任闻出了洗手间,就被陈实带着去了医院,处理脸上的伤口,没有再回里面的饭局。陈实看着他左脸颊的红肿,心里有些莫名的愧疚,他明知道江大少爷厌恶他们,还将任闻留在那里,其实他可以巧妙提醒一下的,但他没有。
任闻安安静静地坐着,任由医生给他冰敷,给他上药。陈实刚开始觉得他看着真乖,但是时间一分一秒过去,任闻还是这样,全程一动不动,脸上也没有表情,像具任人摆布的木偶,陈实的身体不自觉地起了层细腻的鸡皮疙瘩。
两人从医院出来,车已等候多时。陈实替他将门打开,任闻坐进去。“任少爷,您...”任闻打断他,语气冰冷,“任闻。”陈实嘴巴动了几下,差点话也不会讲了,他跟着江同毅这么多年,什么大场面没见过,这会却被个二十岁的青年吓到结巴。
“司机会送您到江家,您的行李也已经到那了。”陈实说着。任闻点头,眼神询问他还有什么事。本来陈实是有的,比如家里备好了饭菜,他回去就可以吃。但任闻又不是小孩子,实在不用这么面面俱到。陈实关上车门,车平稳开走。

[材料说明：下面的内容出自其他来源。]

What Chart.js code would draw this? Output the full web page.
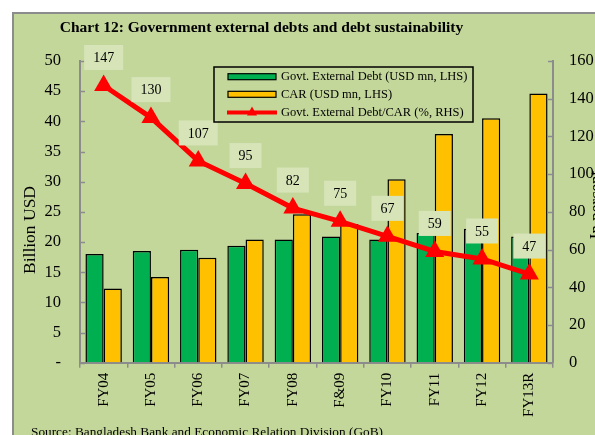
<!DOCTYPE html>
<html>
<head>
<meta charset="utf-8">
<script src="https://cdn.jsdelivr.net/npm/chart.js@4.4.1/dist/chart.umd.min.js"></script>
<style>
  html, body { margin: 0; padding: 0; background: #ffffff; overflow: hidden; width: 595px; height: 435px; }
  #wrap { position: absolute; left: 0; top: 0; width: 640px; height: 460px; }
  canvas { display: block; }
</style>
</head>
<body>
<div id="wrap"><canvas id="c" width="640" height="460"></canvas></div>
<script>
// ---- Data ----
const categories = ["FY04", "FY05", "FY06", "FY07", "FY08", "F&09", "FY10", "FY11", "FY12", "FY13R"];
const govtExternalDebt = [18.0, 18.5, 18.7, 19.4, 20.4, 20.9, 20.4, 21.5, 22.2, 20.9];
const carValues = [12.3, 14.2, 17.4, 20.4, 24.6, 23.0, 30.4, 37.9, 40.5, 44.6];
const debtToCar = [147, 130, 107, 95, 82, 75, 67, 59, 55, 47];
const seriesNames = ["Govt. External Debt (USD mn, LHS)", "CAR (USD mn, LHS)", "Govt. External Debt/CAR (%, RHS)"];
const titleText = "Chart 12: Government external debts and debt sustainability";
const leftAxisTitle = "Billion USD";
const rightAxisTitle = "In percent";
const sourceText = "Source: Bangladesh Bank and Economic Relation Division (GoB)";

const SERIF = "'Liberation Serif', 'Times New Roman', serif";
const GREEN = "#00b050", YELLOW = "#ffc000", RED = "#ff0000";
const BG = "#c4d79b", LABEL_BG = "#d6e4b8", AXIS = "#8c8c8c";

const decorPlugin = {
  id: 'decor',
  beforeDraw(chart) {
    const ctx = chart.ctx;
    ctx.save();
    ctx.fillStyle = '#ffffff';
    ctx.fillRect(0, 0, chart.width, chart.height);
    ctx.fillStyle = BG;
    ctx.fillRect(13, 13, chart.width, chart.height);
    ctx.strokeStyle = AXIS;
    ctx.lineWidth = 2;
    ctx.beginPath();
    ctx.moveTo(13, chart.height + 5);
    ctx.lineTo(13, 13);
    ctx.lineTo(chart.width + 5, 13);
    ctx.stroke();
    // title
    ctx.fillStyle = '#000';
    ctx.font = "bold 15.5px " + SERIF;
    ctx.textAlign = 'center';
    ctx.textBaseline = 'middle';
    ctx.fillText(titleText, 261.5, 28);
    // source
    ctx.font = "13.3px " + SERIF;
    ctx.textAlign = 'left';
    ctx.textBaseline = 'alphabetic';
    ctx.fillText(sourceText, 31, 436);
    // left axis title (bottom-to-top)
    ctx.save();
    ctx.translate(30, 230);
    ctx.rotate(-Math.PI / 2);
    ctx.font = "17.5px " + SERIF;
    ctx.textAlign = 'center';
    ctx.textBaseline = 'middle';
    ctx.fillText(leftAxisTitle, 0, 0);
    ctx.restore();
    // right axis title (bottom-to-top)
    ctx.save();
    ctx.translate(597, 205);
    ctx.rotate(-Math.PI / 2);
    ctx.font = "17px " + SERIF;
    ctx.textAlign = 'center';
    ctx.textBaseline = 'middle';
    ctx.fillText(rightAxisTitle, 0, 0);
    ctx.restore();
    ctx.restore();
  },
  afterDraw(chart) {
    const ctx = chart.ctx;
    const yL = chart.scales.y, yR = chart.scales.y1;
    ctx.save();
    // inner ticks on y axes
    ctx.strokeStyle = AXIS;
    ctx.lineWidth = 1.5;
    yL.ticks.forEach((t, i) => {
      const p = Math.round(yL.getPixelForTick(i)) + 0.5;
      ctx.beginPath(); ctx.moveTo(yL.right, p); ctx.lineTo(yL.right + 5, p); ctx.stroke();
    });
    yR.ticks.forEach((t, i) => {
      const p = Math.round(yR.getPixelForTick(i)) + 0.5;
      ctx.beginPath(); ctx.moveTo(yR.left, p); ctx.lineTo(yR.left - 5, p); ctx.stroke();
    });
    // data labels
    const meta = chart.getDatasetMeta(2);
    ctx.font = "14px " + SERIF;
    ctx.textAlign = 'center';
    ctx.textBaseline = 'middle';
    meta.data.forEach((pt, i) => {
      const txt = String(chart.data.datasets[2].data[i]);
      const w = ctx.measureText(txt).width + 18;
      const h = 25;
      const cx = pt.x, cy = pt.y - 28;
      ctx.fillStyle = LABEL_BG;
      ctx.fillRect(cx - w / 2, cy - h / 2, w, h);
      ctx.fillStyle = '#000';
      ctx.fillText(txt, cx, cy + 1);
    });
    // legend
    const lx = 214, ly = 67, lw = 259, lh = 55;
    ctx.strokeStyle = '#000';
    ctx.lineWidth = 1.5;
    ctx.strokeRect(lx, ly, lw, lh);
    const rows = [76.7, 94.3, 112.5];
    const ds = chart.data.datasets;
    ctx.font = "12.5px " + SERIF;
    ctx.textAlign = 'left';
    ctx.textBaseline = 'middle';
    for (let i = 0; i < 3; i++) {
      const y = rows[i];
      if (i < 2) {
        ctx.fillStyle = ds[i].backgroundColor;
        ctx.fillRect(228, y - 3, 48, 6);
        ctx.strokeStyle = '#000';
        ctx.lineWidth = 1.2;
        ctx.strokeRect(228, y - 3, 48, 6);
      } else {
        ctx.strokeStyle = RED;
        ctx.lineWidth = 4;
        ctx.beginPath(); ctx.moveTo(227, y); ctx.lineTo(277, y); ctx.stroke();
        ctx.fillStyle = RED;
        ctx.beginPath(); ctx.moveTo(252, y - 6); ctx.lineTo(257, y + 3); ctx.lineTo(247, y + 3); ctx.closePath(); ctx.fill();
      }
      ctx.fillStyle = '#000';
      ctx.fillText(ds[i].label, 281, y + 0.5);
    }
    ctx.restore();
  }
};

new Chart(document.getElementById('c'), {
  data: {
    labels: categories,
    datasets: [
      { type: 'bar', label: seriesNames[0], data: govtExternalDebt, backgroundColor: GREEN, borderColor: '#000', borderWidth: 1.5, yAxisID: 'y', order: 1, barPercentage: 1, categoryPercentage: 0.77 },
      { type: 'bar', label: seriesNames[1], data: carValues, backgroundColor: YELLOW, borderColor: '#000', borderWidth: 1.5, yAxisID: 'y', order: 1, barPercentage: 1, categoryPercentage: 0.77 },
      { type: 'line', label: seriesNames[2], data: debtToCar, borderColor: RED, backgroundColor: RED, borderWidth: 5, yAxisID: 'y1', order: 0,
        pointStyle: 'triangle', pointRadius: 11, pointBorderWidth: 0, pointBackgroundColor: RED, tension: 0 }
    ]
  },
  options: {
    responsive: false,
    animation: false,
    devicePixelRatio: 1,
    layout: { padding: { top: 61, left: 0, right: 0, bottom: 0 } },
    plugins: { legend: { display: false }, tooltip: { enabled: false } },
    scales: {
      x: {
        offset: true,
        grid: { offset: true, drawOnChartArea: false, drawTicks: true, tickLength: 5, color: AXIS, lineWidth: 1.5 },
        border: { color: AXIS, width: 2 },
        ticks: { color: '#000', font: { family: SERIF, size: 15 }, minRotation: 90, maxRotation: 90, padding: 5, autoSkip: false },
        afterFit(s) { s.height = 460 - 362.7; }
      },
      y: {
        position: 'left', min: 0, max: 50,
        grid: { drawOnChartArea: false, drawTicks: false },
        border: { color: AXIS, width: 2 },
        ticks: { stepSize: 5, color: '#000', font: { family: SERIF, size: 16.5 }, padding: 19, callback: v => v === 0 ? '-' : v },
        afterFit(s) { s.width = 80; }
      },
      y1: {
        position: 'right', min: 0, max: 160,
        grid: { drawOnChartArea: false, drawTicks: false },
        border: { color: AXIS, width: 2 },
        ticks: { stepSize: 20, color: '#000', font: { family: SERIF, size: 16.5 }, padding: 16 },
        afterFit(s) { s.width = 640 - 553; }
      }
    }
  },
  plugins: [decorPlugin]
});
</script>
</body>
</html>
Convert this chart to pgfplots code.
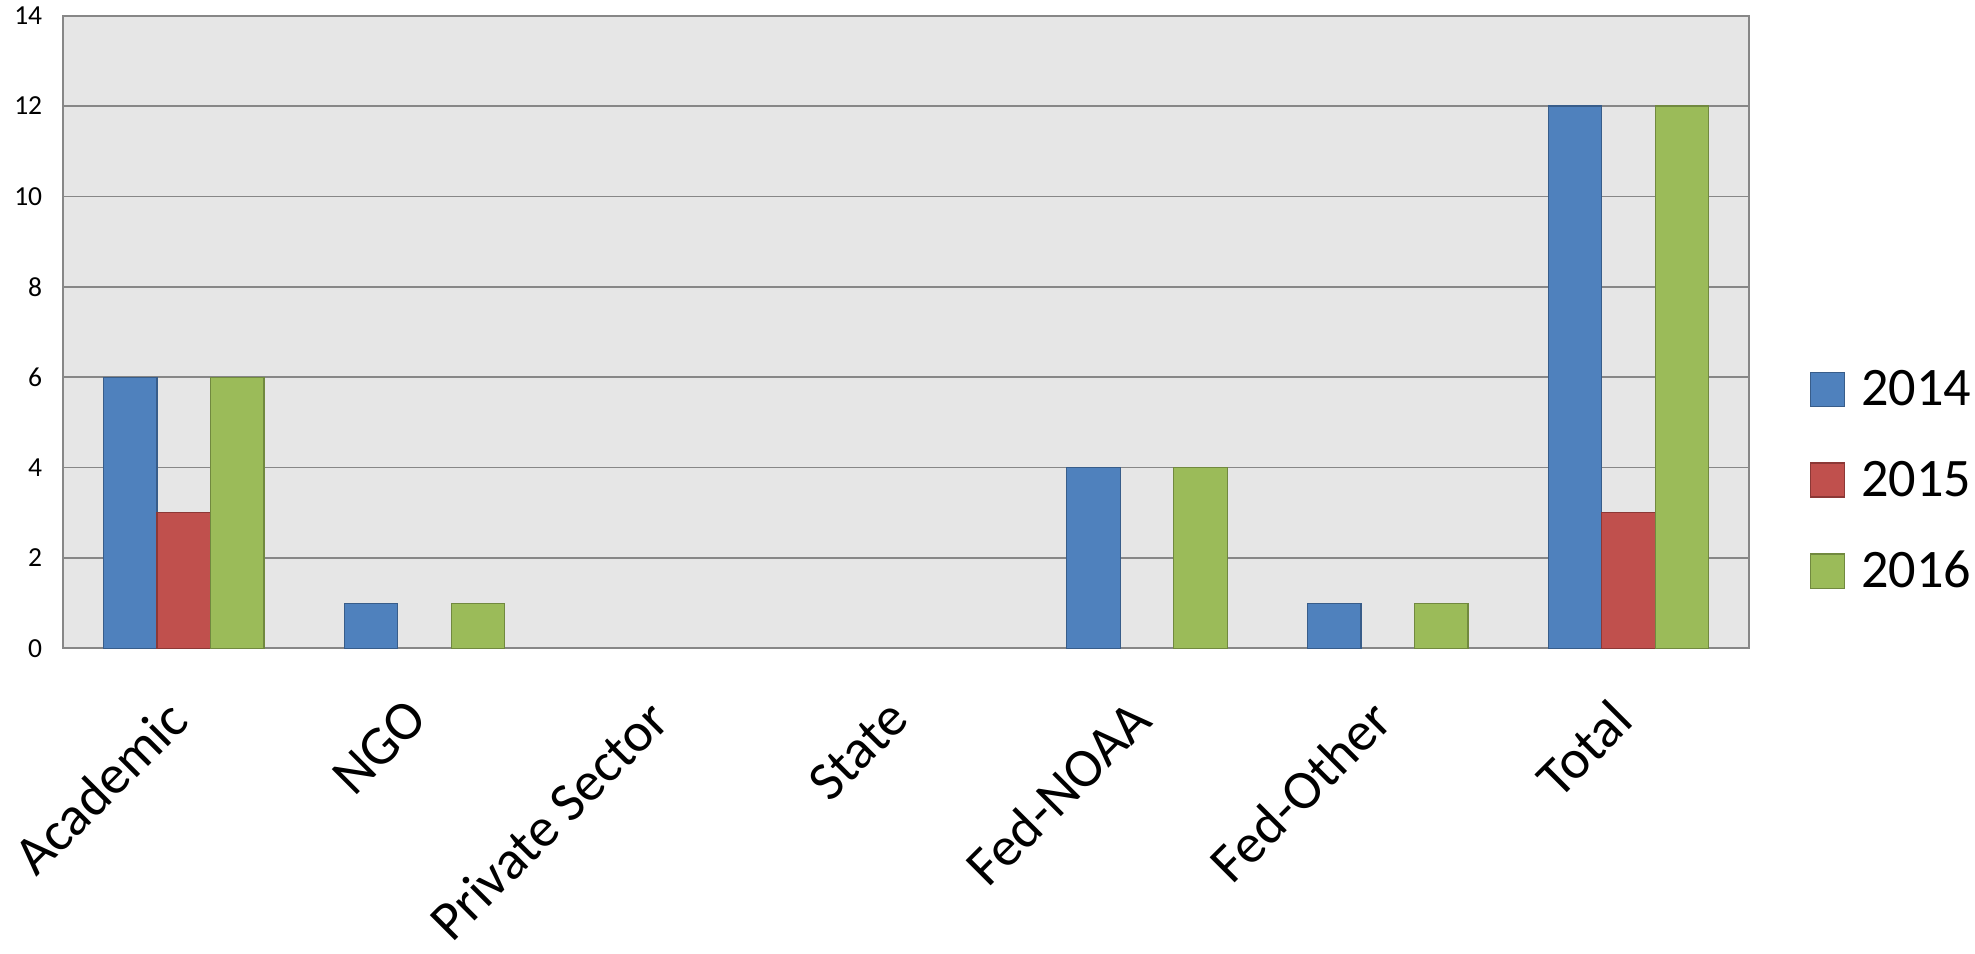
\documentclass[border=0pt]{standalone}
\usepackage{pgfplots}
\pgfplotsset{compat=1.18}
\usepackage{fontspec}
\setmainfont{Carlito}
\definecolor{blueF}{HTML}{4F81BD}
\definecolor{blueD}{HTML}{385D8A}
\definecolor{redF}{HTML}{C0504D}
\definecolor{redD}{HTML}{8C3836}
\definecolor{greenF}{HTML}{9BBB59}
\definecolor{greenD}{HTML}{71893F}
\definecolor{bgGray}{HTML}{E6E6E6}
\definecolor{lineGray}{HTML}{878787}
\begin{document}
\begin{tikzpicture}
  \begin{axis}[
    scale only axis,
    width=839pt, height=315pt,
    xmin=-0.5, xmax=6.5, ymin=0, ymax=14,
    ytick={0,2,...,14},
    xtick={0,...,6},
    xticklabels={Academic,NGO,Private Sector,State,Fed-NOAA,Fed-Other,Total},
    axis background/.style={fill=bgGray},
    ymajorgrids,
    grid style={lineGray, line width=0.75pt},
    axis line style={lineGray, line width=1pt},
    major tick length=0pt,
    ybar=0pt, bar width=0.2222,
    /pgf/number format/assume math mode=true,
    yticklabel style={font=\fontsize{13.7}{16}\selectfont, xshift=-7pt},
    xticklabel style={xshift=-10pt, yshift=-19pt, rotate=45, anchor=north east, font=\fontsize{27.5}{33}\selectfont},
    legend style={at={(axis description cs:1.0357,0.265)}, anchor=west,
      draw=none, fill=none, inner sep=0pt, row sep=22pt,
      font=\fontsize{27}{32}\selectfont, cells={anchor=west},
      /tikz/every odd column/.append style={column sep=6pt}},
    legend image code/.code={\draw[#1] (0pt,-8.5pt) rectangle (17pt,8.5pt);},
  ]
    \addplot[fill=blueF, draw=blueD, line width=0.6pt]
      coordinates {(0,6) (1,1) (4,4) (5,1) (6,12)};
    \addlegendentry{2014}
    \addplot[fill=redF, draw=redD, line width=0.6pt]
      coordinates {(0,3) (6,3)};
    \addlegendentry{2015}
    \addplot[fill=greenF, draw=greenD, line width=0.6pt]
      coordinates {(0,6) (1,1) (4,4) (5,1) (6,12)};
    \addlegendentry{2016}
  \end{axis}
\end{tikzpicture}
\end{document}
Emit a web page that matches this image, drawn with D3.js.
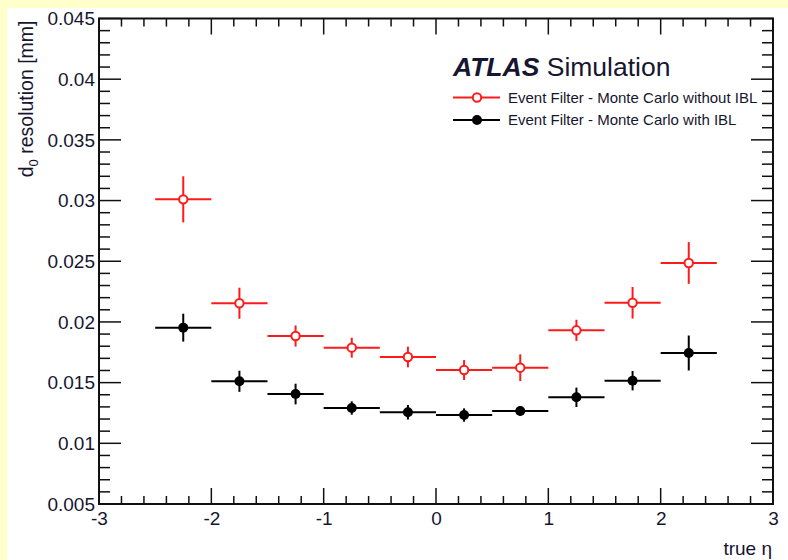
<!DOCTYPE html>
<html>
<head>
<meta charset="utf-8">
<script src="https://cdn.jsdelivr.net/npm/d3@7"></script>
<style>
  html, body { margin: 0; padding: 0; background: #ffffcc; }
  svg { display: block; }
  text { font-family: "Liberation Sans", Arial, Helvetica, sans-serif; fill: #161630; }
</style>
</head>
<body>
<svg id="chart" width="788" height="560"></svg>
<script>
// eta bin centres (bin width 0.5)
const etaBins = [-2.25, -1.75, -1.25, -0.75, -0.25, 0.25, 0.75, 1.25, 1.75, 2.25];
const binHalfWidth = 0.25;

// d0 resolution [mm] — Event Filter, Monte Carlo without IBL
const noIblValues = [0.0301, 0.02154, 0.01884, 0.01788, 0.01711, 0.01604, 0.01623, 0.01931, 0.02158, 0.02486];
const noIblErrors = [0.0019, 0.00128, 0.00087, 0.00082, 0.00085, 0.00082, 0.0011, 0.00087, 0.0013, 0.00172];

// d0 resolution [mm] — Event Filter, Monte Carlo with IBL
const iblValues = [0.01953, 0.01511, 0.01406, 0.01291, 0.01256, 0.01233, 0.01266, 0.01379, 0.01516, 0.01744];
const iblErrors = [0.00115, 0.00087, 0.00085, 0.00055, 0.0006, 0.00055, 0.0004, 0.0008, 0.0008, 0.00144];

const xTickValues = [-3, -2, -1, 0, 1, 2, 3];
const xTickLabels = ["-3", "-2", "-1", "0", "1", "2", "3"];
const yTickValues = [0.005, 0.01, 0.015, 0.02, 0.025, 0.03, 0.035, 0.04, 0.045];
const yTickLabels = ["0.005", "0.01", "0.015", "0.02", "0.025", "0.03", "0.035", "0.04", "0.045"];

const legendLabels = ["Event Filter - Monte Carlo without IBL", "Event Filter - Monte Carlo with IBL"];

const svg = d3.select("#chart");

// white canvas inside the yellow border
svg.append("rect").attr("x", 7).attr("y", 8).attr("width", 781).attr("height", 552).attr("fill", "#ffffff");

const frame = { left: 99, right: 773, top: 18.5, bottom: 504 };

const x = d3.scaleLinear().domain([-3, 3]).range([frame.left, frame.right]);
const y = d3.scaleLinear().domain([0.005, 0.045]).range([frame.bottom, frame.top]);

const axisColor = "#111";

// ticks on all four sides, drawn inward
const xMinor = d3.range(-3, 3.0001, 0.2).map(v => +v.toFixed(2));
const yMinor = d3.range(0.005, 0.04501, 0.001).map(v => +v.toFixed(4));

const g = svg.append("g");

function isMajorX(v) { return xTickValues.some(t => Math.abs(t - v) < 1e-6); }
function isMajorY(v) { return yTickValues.some(t => Math.abs(t - v) < 1e-7); }

// bottom & top ticks
xMinor.forEach(v => {
  const len = isMajorX(v) ? 16 : 8;
  const px = x(v);
  g.append("line").attr("x1", px).attr("x2", px).attr("y1", frame.bottom).attr("y2", frame.bottom - len)
    .attr("stroke", axisColor).attr("stroke-width", 1.5);
  g.append("line").attr("x1", px).attr("x2", px).attr("y1", frame.top).attr("y2", frame.top + len)
    .attr("stroke", axisColor).attr("stroke-width", 1.5);
});
// left & right ticks
yMinor.forEach(v => {
  const len = isMajorY(v) ? 22 : 11;
  const py = y(v);
  g.append("line").attr("x1", frame.left).attr("x2", frame.left + len).attr("y1", py).attr("y2", py)
    .attr("stroke", axisColor).attr("stroke-width", 1.5);
  g.append("line").attr("x1", frame.right).attr("x2", frame.right - len).attr("y1", py).attr("y2", py)
    .attr("stroke", axisColor).attr("stroke-width", 1.5);
});

// frame
g.append("rect").attr("x", frame.left).attr("y", frame.top)
  .attr("width", frame.right - frame.left).attr("height", frame.bottom - frame.top)
  .attr("fill", "none").attr("stroke", axisColor).attr("stroke-width", 2);

// axis labels via d3 axes (lines hidden, text kept)
const xAxis = d3.axisBottom(x).tickValues(xTickValues).tickSize(0).tickPadding(0)
  .tickFormat((d, i) => xTickLabels[i]);
const xg = svg.append("g").attr("transform", `translate(0,${frame.bottom})`).call(xAxis);
xg.select(".domain").remove();
xg.selectAll("text").attr("y", 21).attr("dy", 0).style("font-size", "19px").attr("fill", "#161630");

const yAxis = d3.axisLeft(y).tickValues(yTickValues).tickSize(0).tickPadding(0)
  .tickFormat((d, i) => yTickLabels[i]);
const yg = svg.append("g").attr("transform", `translate(${frame.left},0)`).call(yAxis);
yg.select(".domain").remove();
yg.selectAll("text").attr("x", -4).attr("dy", "0.33em").style("font-size", "19px").attr("fill", "#161630");

// axis titles
const yTitle = svg.append("text")
  .attr("transform", `translate(33,${frame.top + 2}) rotate(-90)`)
  .attr("text-anchor", "end")
  .style("font-size", "19.5px");
yTitle.append("tspan").text("d");
yTitle.append("tspan").attr("dy", 5).style("font-size", "13px").text("0");
yTitle.append("tspan").attr("dy", -5).text(" resolution [mm]");

svg.append("text")
  .attr("x", frame.right - 1).attr("y", 555)
  .attr("text-anchor", "end")
  .style("font-size", "19px")
  .text("true η");

// data series
function drawSeries(values, errors, color, filled) {
  const s = svg.append("g");
  etaBins.forEach((eta, i) => {
    const cx = x(eta), cy = y(values[i]);
    s.append("line").attr("x1", x(eta - binHalfWidth)).attr("x2", x(eta + binHalfWidth))
      .attr("y1", cy).attr("y2", cy).attr("stroke", color).attr("stroke-width", 2);
    s.append("line").attr("x1", cx).attr("x2", cx)
      .attr("y1", y(values[i] + errors[i])).attr("y2", y(values[i] - errors[i]))
      .attr("stroke", color).attr("stroke-width", 2);
    s.append("circle").attr("cx", cx).attr("cy", cy).attr("r", filled ? 5 : 4.2)
      .attr("fill", filled ? color : "#ffffff").attr("stroke", color).attr("stroke-width", filled ? 0 : 2);
  });
}
drawSeries(noIblValues, noIblErrors, "#ff1a1a", false);
drawSeries(iblValues, iblErrors, "#000000", true);

// title block
const title = svg.append("text").attr("x", 453).attr("y", 76).style("font-size", "26.5px");
title.append("tspan").style("font-weight", "bold").style("font-style", "italic").text("ATLAS");
title.append("tspan").text(" Simulation");

// legend
const legendColors = ["#ff1a1a", "#000000"];
const legendFilled = [false, true];
const legendY = [97.5, 120];
legendLabels.forEach((lab, i) => {
  const lg = svg.append("g");
  lg.append("line").attr("x1", 453).attr("x2", 500).attr("y1", legendY[i]).attr("y2", legendY[i])
    .attr("stroke", legendColors[i]).attr("stroke-width", 2);
  lg.append("circle").attr("cx", 477).attr("cy", legendY[i]).attr("r", legendFilled[i] ? 5 : 4.2)
    .attr("fill", legendFilled[i] ? legendColors[i] : "#ffffff")
    .attr("stroke", legendColors[i]).attr("stroke-width", legendFilled[i] ? 0 : 2);
  lg.append("text").attr("x", 508).attr("y", legendY[i]).attr("dy", "0.36em")
    .style("font-size", "15px").text(lab);
});
</script>
</body>
</html>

任闻收起正儿八经的姿态,将车窗摇下,翘着二郎腿,额上的发也被他撩向一边。开车的司机在偷偷打量着这个新来的少爷,任闻漫不经心地朝他撇了一眼,“看什么?”司机连忙正襟危坐,目视前方,不敢再乱瞟。后座这少爷明明被打得腮巴子都是肿的,姿态却挺嚣张。
窗外是霓虹灯的世界。夜晚的A市像钱,一张一张的,一堆一堆的,烧起来的颜色。风吹起任闻的头发,一缕一缕的发丝悬空着想要逃离,却不能逃离。任闻看着窗外的风景一变再变,从市中心开向更中心。江家的别墅在半山腰,寸土寸金,安保森严。这周边住着的都是在A市举足轻重的人物。
钢筋水泥越来越少,绿色树木越来越多。江家别墅到了,有人替他拉开车门,任闻收起翘着的腿,迈着长腿下车。有人领着他进门,有人告诉他饭菜已备好,有人问要不要去卧室看看。好多人,任闻觉得都要记不清他们的脸了。
任闻的脸一动就痛,再有胃口也不想吃饭。任闻被领着上楼去看他的房间。任闻一推门,就看见满墙的蓝色,脸不可察地抽动一下。他就知道任白莹当初问他喜欢什么颜色时,是这么个结果。他当时回答的是黑色,任白莹大惊小怪地囔着,你怎么能喜欢黑色呢,多沉闷,不好不好,蓝色怎么样?你喜欢蓝色!随后就出了门。
江家别墅的管家被他挡在身后,眼神中的不耐烦被她很好地掩藏,几秒后,她出声道:“任少爷,怎么不进去?”任闻反问她,“王阿姨,你还有事?”被唤做王阿姨的人一脸Jing明能干,笑道:“没事,就是任少爷不喜欢的话,我好跟江先生讲。”任闻也笑道:“没有不喜欢。只是...进了这里,我就不能和江叔叔讲话了吗?”王姨笑意更甚,眼角的鱼尾纹都出来了,“怎么会,任少爷说的这是什么话。”任闻手还握着门把手,“王姨还是少和我说话为好,我好爱误会的。”
对话戛然而止,任闻进了卧室。倒不是他爱为难人,只是人将刁难摆在了脸上,还不怼实在不是任闻的作风。今天的君子报仇十年不晚用在了江蚩身上,其他人是立刻马上先将一军再说。
任闻的行李就一个箱子,装着几件衣服,一些照片和小物件。任白莹的行李也很少,她的说法是就要住进大房子了,那些就不要了。任闻当时还问,你离婚了怎么办,任白莹洒脱地说那就重新再买。任闻没反对,他住学校寝室,东西也大多在那,寒暑假回老家或者找包吃包住的工作,任白莹在A市租房子住,他们没有放旧物的地方,更不恋旧。
任闻打开箱子,将东西整理出来放进柜子。满墙的蓝色真是越看越闹心,任白莹真的是神奇审美,江同毅也同样神奇。啪嗒,一个长方形盒子掉落在地,盒子上写着充电器,任闻觉得奇怪,打开一看,脸色变了变。粉红色的柱体,当时买来还没拆开包装,被他换了个盒子装。任闻拆开外面的薄膜,找到开关,摁了下,嗡嗡作响,还能用。